Second thing is someone will make a ton of money bouncing Chinese traffic
through somewhere else (and someone will create a SPAMHAUS like service to
detect that, and so on, and so on, and so on)
Third thing is all the companies that do business in and around China would
be screaming because tons of them use VPNs that are sourced from Chinese
IP address space. Some people even like to travel and access things back
home, you know weird stuff, like email, news, music, videos.
One of the biggest problems with geoblocking is that often the addresses
do not reveal the true source of the traffic. If you block everything from
China, you miss attacks sourced from China that are bouncing through bot
networks with hosts worldwide. Remember Tor, it is built to defeat just that
sort of security by obscuring source locations. Corporations also often have
egress points to the Internet in countries other than the one the user is
in. If you block everything from China, then you are locking out any of your
own personnel that travel Internationally or any of your customers that travel.

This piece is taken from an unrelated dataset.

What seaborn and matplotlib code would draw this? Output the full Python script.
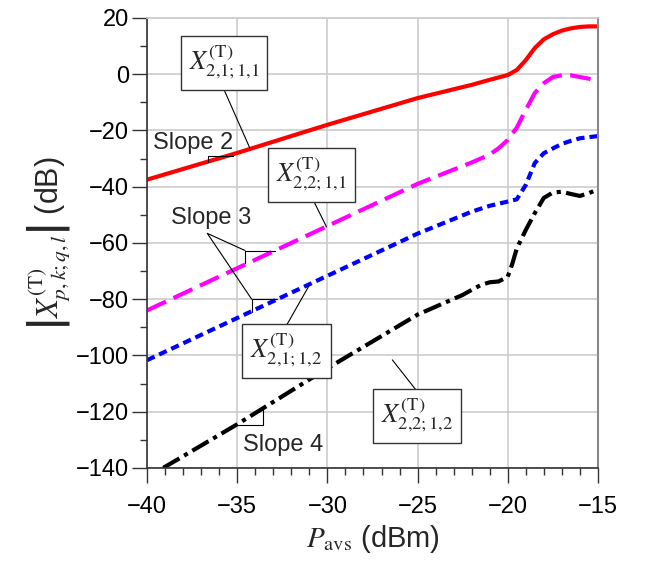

Who here has not surfed the web from a hotel room on business. Anyone with
malicious intent has a zillion ways to bypass that sort of security. Obscuring
your source address is child's play. The management of the geoblocking will
not be worth the minimal protection it provides. Trying to locate someone
by address is a complete PITA in my opinion. If you go to Europe you will
often get sent to the wrong Google sites because they attempt to locate you
instead of just letting you put in the correct URL (if you are in the UK,
it is not that hard to include .co.uk in your URL. I have been in the UK
and gotten Google Germany and Google Spain for no apparent reason (except
that carriers in Europe have addresses from all over the place because of
mergers, alliances, and all sort of other arrangements).
Blocking networks by service will also be a management nightmare since addresses
often change and new blocks get assigned and companies offer different services.
Who manages all of that and who is going to tell you when something changes
(the answer is nobody, you will know when stuff breaks). If my network security
guy had enough time to keep track of all of Amazon's address space and what
services they are offering this week and all the services they host in their
datacenters, I would fire him for having that much time on his hands. Can
you keep track of all the stuff coming from Akamai and where all their servers
are at on a continuing basis? Cloud services will make blocking by service
nearly impossible since the network can reconfigure at any time.
I would love to see this implementation in a large corporate or government
network. What a huge game of whack a mole that is. Seems to me that the time
would be much better spent tuning up firewalls and securing hosts properly.
I think geoblocking gives you nothing but a false sense of security. I also
believe that if you see an attack coming from China in particular it is because
they WANT you to know it is coming from China. I would think any state sponsor
conducting a very serious attack would conceal themselves better than that.
I also believe that a lot of attacks that look like they are coming from
China are actually coming from elsewhere. Think about this, if I am a hacker
in the US, attacking a US victim, it would be a big advantage to look like
I was coming from China because it almost guarantees no attempt to prosecute
or track me down since everyone in this business knows that if it comes out
of China you can't do anything about it. I would not be surprised to find
out China is letting their capabilities be known just to remind everyone
of what the implications of messing with them is. Remember Doctor Strangelove,
"what good is a doomsday bomb if you don't tell anyone about it ?!?!?"